This phrase, which we have probably heard more than once, takes on a special meaning today when we look at it through social psychology and the study of human relationship networks. It becomes especially revealing when we try to understand how balances are built, maintained, or broken within a group.

Balance, coherence, and social relationships

Fritz Heider, an Austrian psychologist and a key figure in the Gestalt school, is widely recognized for his contribution to social psychology through attribution theory. He was also the author of the balance theory, which argues that people tend to maintain coherence among their attitudes, affects, and relationships.

According to this theory, it is common for a person to agree with someone they like and have a positive bond with, just as they tend to disagree with someone they find unpleasant. This behavior is not arbitrary, but a way of seeking stability and coherence both in our relationships and in the way we perceive our environment.

Other influential social psychologists, such as Theodore Newcomb and Harold Kelley, later expanded Heider’s ideas and applied them to the field of communication. Their work deepened the study of attribution, interaction, and, more broadly, the understanding of interpersonal relationships.

Within balance theory itself, Heider also noted that not all relational configurations are equally stable. Some social structures tend naturally to persist over time, while others generate tensions that lead to changes or breakups.

When theory is observed in real networks

These ideas were reinforced decades later by a study by Michael Szell, Renaud Lambiotte, and Stefan Thurner, disseminated by Imperial College London, titled Multirelational organization of large-scale social networks in an online world.
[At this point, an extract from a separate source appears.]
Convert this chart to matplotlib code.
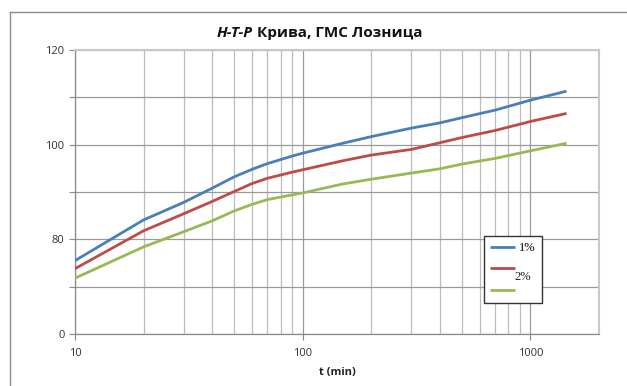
import matplotlib
matplotlib.use("Agg")
import matplotlib.pyplot as plt
from matplotlib.lines import Line2D
from matplotlib.ticker import FixedLocator, NullFormatter

plt.rcParams['font.family'] = ['Open Sans', 'DejaVu Sans']

t = [10, 20, 30, 40, 50, 60, 70, 90, 100, 150, 200, 300, 400, 500, 700, 1000, 1440]
p1 = [75.5, 84.1, 87.8, 90.8, 93.2, 94.8, 96.0, 97.6, 98.2, 100.3, 101.7, 103.5, 104.6, 105.7, 107.3, 109.4, 111.3]
p2 = [73.8, 81.8, 85.4, 88.0, 90.1, 91.8, 92.9, 94.2, 94.7, 96.6, 97.8, 99.0, 100.4, 101.5, 103.0, 104.9, 106.6]
p3 = [71.8, 78.4, 81.6, 83.9, 86.0, 87.4, 88.4, 89.4, 89.8, 91.7, 92.7, 94.0, 94.9, 95.9, 97.1, 98.7, 100.3]
series_labels = ['1%', '2%', '']
colors = ['#4a7ebb', '#be4b48', '#98b954']
y_ticks = [60, 70, 80, 90, 100, 110, 120]
y_ticklabels = ['0', '', '80', '', '100', '', '120']
x_ticks = [10, 100, 1000]
x_ticklabels = ['10', '100', '1000']
title_a = 'H-T-P'
title_b = ' Крива, ГМС Лозница'
xlabel = 't (min)'

W, H = 627, 386
fig = plt.figure(figsize=(W / 100, H / 100), dpi=100)
ax = fig.add_axes([75 / W, 1 - 334 / H, (599 - 75) / W, (334 - 50) / H])

lines = []
for y, c in zip([p1, p2, p3], colors):
    ln, = ax.plot(t, y, color=c, lw=2.0, solid_capstyle='butt', solid_joinstyle='round', zorder=3)
    lines.append(ln)

ax.set_xscale('log')
ax.set_xlim(10, 2000)
ax.set_ylim(60, 120)
ax.set_yticks(y_ticks)
ax.set_yticklabels(y_ticklabels)
ax.set_xticks(x_ticks)
ax.set_xticklabels(x_ticklabels)
minors = [m * d for d in (10, 100) for m in range(2, 10)] + [2000]
ax.xaxis.set_minor_locator(FixedLocator(minors))
ax.xaxis.set_minor_formatter(NullFormatter())
ax.grid(True, which='major', axis='both', color='#9a9a9a', lw=0.9)
ax.grid(True, which='minor', axis='x', color='#bcbcbc', lw=0.9)
ax.set_axisbelow(True)
ax.tick_params(axis='both', which='major', labelsize=8, colors='#888888', labelcolor='#333333', length=4, width=0.8)
ax.tick_params(axis='x', which='minor', length=0)
ax.tick_params(axis='x', which='major', pad=6)
for s in ['left', 'bottom']:
    ax.spines[s].set_color('#8a8a8a')
    ax.spines[s].set_linewidth(0.9)
for s in ['top', 'right']:
    ax.spines[s].set_color('#c8c8c8')
    ax.spines[s].set_linewidth(1.5)

ax.set_xlabel(xlabel, fontsize=8, fontweight='bold', color='#222222', labelpad=6)

# title in two styles
ta = fig.text(217 / W, 1 - 33 / H, title_a, fontsize=11, fontweight='bold', style='italic',
              ha='left', va='center', color='#111111')
fig.canvas.draw()
bb = ta.get_window_extent()
fig.text(bb.x1 / W, 1 - 33 / H, title_b, fontsize=11, fontweight='bold',
         ha='left', va='center', color='#111111')

# legend
leg = ax.legend(lines, [series_labels[0], '', ''], loc='upper left',
                bbox_to_anchor=(484 / W, 1 - 236 / H), bbox_transform=fig.transFigure,
                borderaxespad=0, fancybox=False, framealpha=1, edgecolor='#333333',
                prop={'family': 'Liberation Serif', 'size': 9}, handlelength=2.0,
                labelspacing=0.75, handletextpad=0.3, borderpad=0.5)
leg.get_frame().set_linewidth(1.0)
fig.text(514 / W, 1 - 277 / H, series_labels[1], fontsize=9, family='Liberation Serif',
         ha='left', va='center', color='#222222')

# outer chart frame (cropped)
fig.add_artist(Line2D([9.5 / W, 9.5 / W], [1 - 12 / H, 0], transform=fig.transFigure, color='#8c8c8c', lw=1.0))
fig.add_artist(Line2D([9.5 / W, 1], [1 - 12 / H, 1 - 12 / H], transform=fig.transFigure, color='#8c8c8c', lw=1.0))

fig.savefig('out.png', dpi=100)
In it, the authors showed that positive relations exhibit a stronger tendency toward reciprocity than negative relations.
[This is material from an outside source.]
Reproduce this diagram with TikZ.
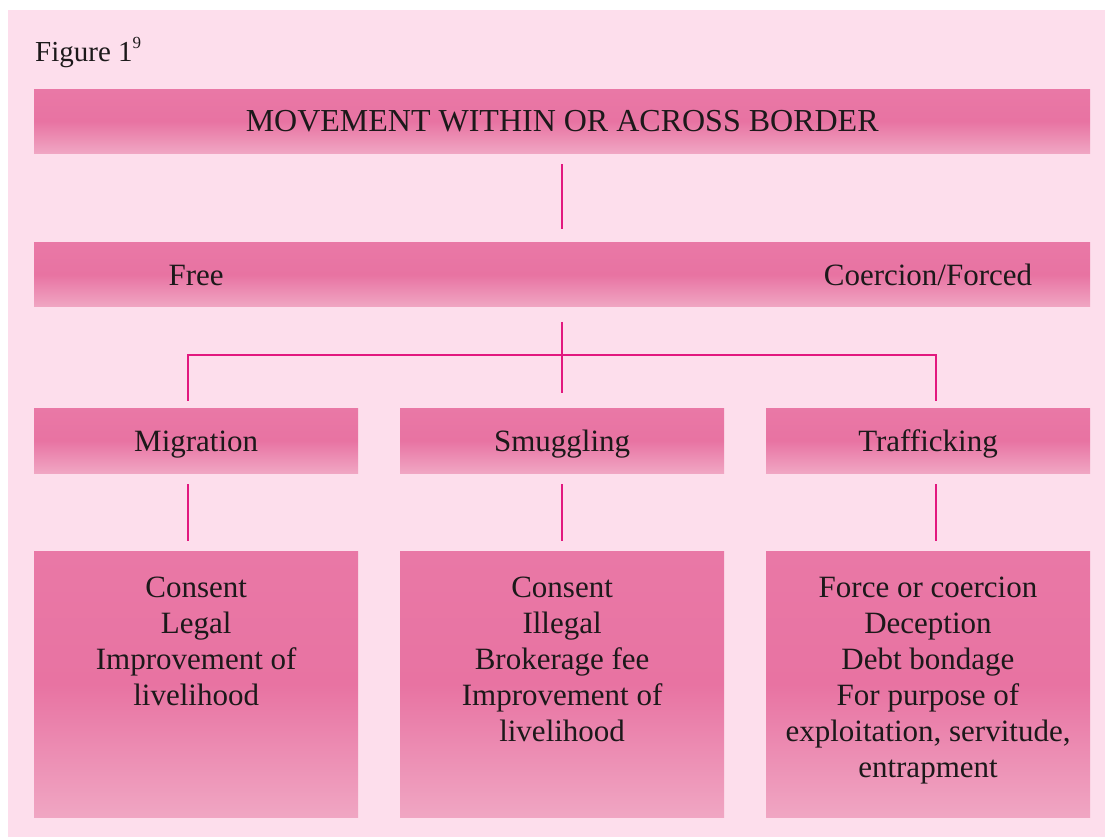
\documentclass[tikz,border=0pt]{standalone}
\usepackage{fontspec}
\setmainfont{Liberation Serif}
\usetikzlibrary{positioning, calc}

\definecolor{pagepink}{HTML}{FDDEEC}
\definecolor{boxtop}{HTML}{E978A6}
\definecolor{boxmid}{HTML}{E873A2}
\definecolor{boxbot}{HTML}{F0A6C3}
\definecolor{linkpink}{HTML}{E2187F}
\definecolor{inkgray}{HTML}{1C191A}

\begin{document}
\begin{tikzpicture}[
    x=1pt, y=-1pt,
    bar/.style={rectangle, minimum width=1056pt, minimum height=64pt, inner sep=0pt, top color=boxtop, bottom color=boxbot, middle color=boxmid, text=inkgray, font=\fontsize{32}{36}\selectfont, text height=21pt, text depth=0pt},
    kind/.style={bar, minimum width=324pt, minimum height=65pt, font=\fontsize{31}{36}\selectfont},
    detail/.style={rectangle, minimum width=324pt, minimum height=266pt, inner sep=0pt, top color=boxtop, bottom color=boxbot, middle color=boxmid},
    bartext/.style={text=inkgray, font=\fontsize{31}{36}\selectfont, inner sep=0pt, text height=21pt, text depth=0pt},
    points/.style={text=inkgray, font=\fontsize{31}{36}\selectfont, align=center, inner sep=0pt, anchor=north},
    link/.style={draw=linkpink, line width=2pt}
]

\useasboundingbox (0,0) rectangle (1105,837);
\fill[pagepink] (8,10) rectangle (1105,837);

\node[anchor=base west, inner sep=0pt, text=inkgray, font=\fontsize{29}{34}\selectfont] (figtitle) at (35,62) {Figure 1\raisebox{13pt}{\fontsize{17}{17}\selectfont 9}};

\node[bar, anchor=north west] (movement) at (34,89) {MOVEMENT WITHIN OR ACROSS BORDER};
\node[bar, below=89pt of movement] (choice) {};
\node[kind, below right=101pt and 0pt of choice.south west] (migration) {Migration};
\node[kind, right=41.5pt of migration] (smuggling) {Smuggling};
\node[kind, right=41.5pt of smuggling] (trafficking) {Trafficking};
\node[detail, below=78pt of migration] (migration_pts) {};
\node[detail, below=78pt of smuggling] (smuggling_pts) {};
\node[detail, below=78pt of trafficking] (trafficking_pts) {};

\node[bartext] (free) at (choice.center -| migration.center) {Free};
\node[bartext] (forced) at (choice.center -| trafficking.center) {Coercion/Forced};

\node[points] (migration_txt) at ($(migration_pts.north)+(0,26)$) {Consent\\Legal\\Improvement of\\livelihood};
\node[points] (smuggling_txt) at ($(smuggling_pts.north)+(0,26)$) {Consent\\Illegal\\Brokerage fee\\Improvement of\\livelihood};
\node[points] (trafficking_txt) at ($(trafficking_pts.north)+(0,26)$) {Force or coercion\\Deception\\Debt bondage\\For purpose of\\exploitation, servitude,\\entrapment};

% Connectors
\coordinate (fork) at ($(choice.south)+(0,48)$);
\coordinate (migration_drop) at ($(migration.north)+(-8,0)$);
\coordinate (trafficking_drop) at ($(trafficking.north)+(8,0)$);
\draw[link, shorten <=11pt, shorten >=13pt] (movement.south) -- (choice.north);
\draw[link, shorten <=15pt, shorten >=15pt] (choice.south) -- (choice.south |- smuggling.north);
\draw[link, shorten <=7pt, shorten >=7pt] (migration_drop) |- (fork) -| (trafficking_drop);
\draw[link, shorten <=11pt, shorten >=10pt] ($(migration.south)+(-8,0)$) -- ($(migration_pts.north)+(-8,0)$);
\draw[link, shorten <=11pt, shorten >=10pt] (smuggling.south) -- (smuggling_pts.north);
\draw[link, shorten <=11pt, shorten >=10pt] ($(trafficking.south)+(8,0)$) -- ($(trafficking_pts.north)+(8,0)$);

\end{tikzpicture}
\end{document}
The study analyzed interactions among more than 300,000 users in an online game called Pardus. Six types of interactions were identified. Communication, friendship, and trade were considered positive interactions, while hostility, punishment, and aggression were classified as negative interactions. Each interaction formed its own network, and the combination of all of them produced a large social network.

Some conclusions were intuitive, yet had never been observed at this scale. For example, there was a clear overlap between communication and friendship networks, which is logical if we consider that friends tend to communicate with each other. By contrast, there was no overlap between networks such as hostility and trade.

Similarly, when one player requested friendship from another, it was usually reciprocated. However, when a player declared another as an enemy, the action was rarely reciprocal, which weakened the relationship and affected the overall stability of the network.

These interaction patterns show that individual attributions and the positive or negative nature of ties are key factors in the stability of a social network. It is these ties that strengthen or weaken it over time.

Why we seek balance

At the core, we seek balance because it feels more comfortable. These situations arise when we agree with a friend or when we disagree with someone we dislike. That is why it is more common to assume that the enemy of my enemy is also my enemy, and less common to consider a friend’s friend as an enemy.

We seek balance because it feels more comfortable.

The need for coherence and balance not only explains many of our individual decisions, but also helps us understand how social networks are organized and evolve, both in the physical world and in digital environments.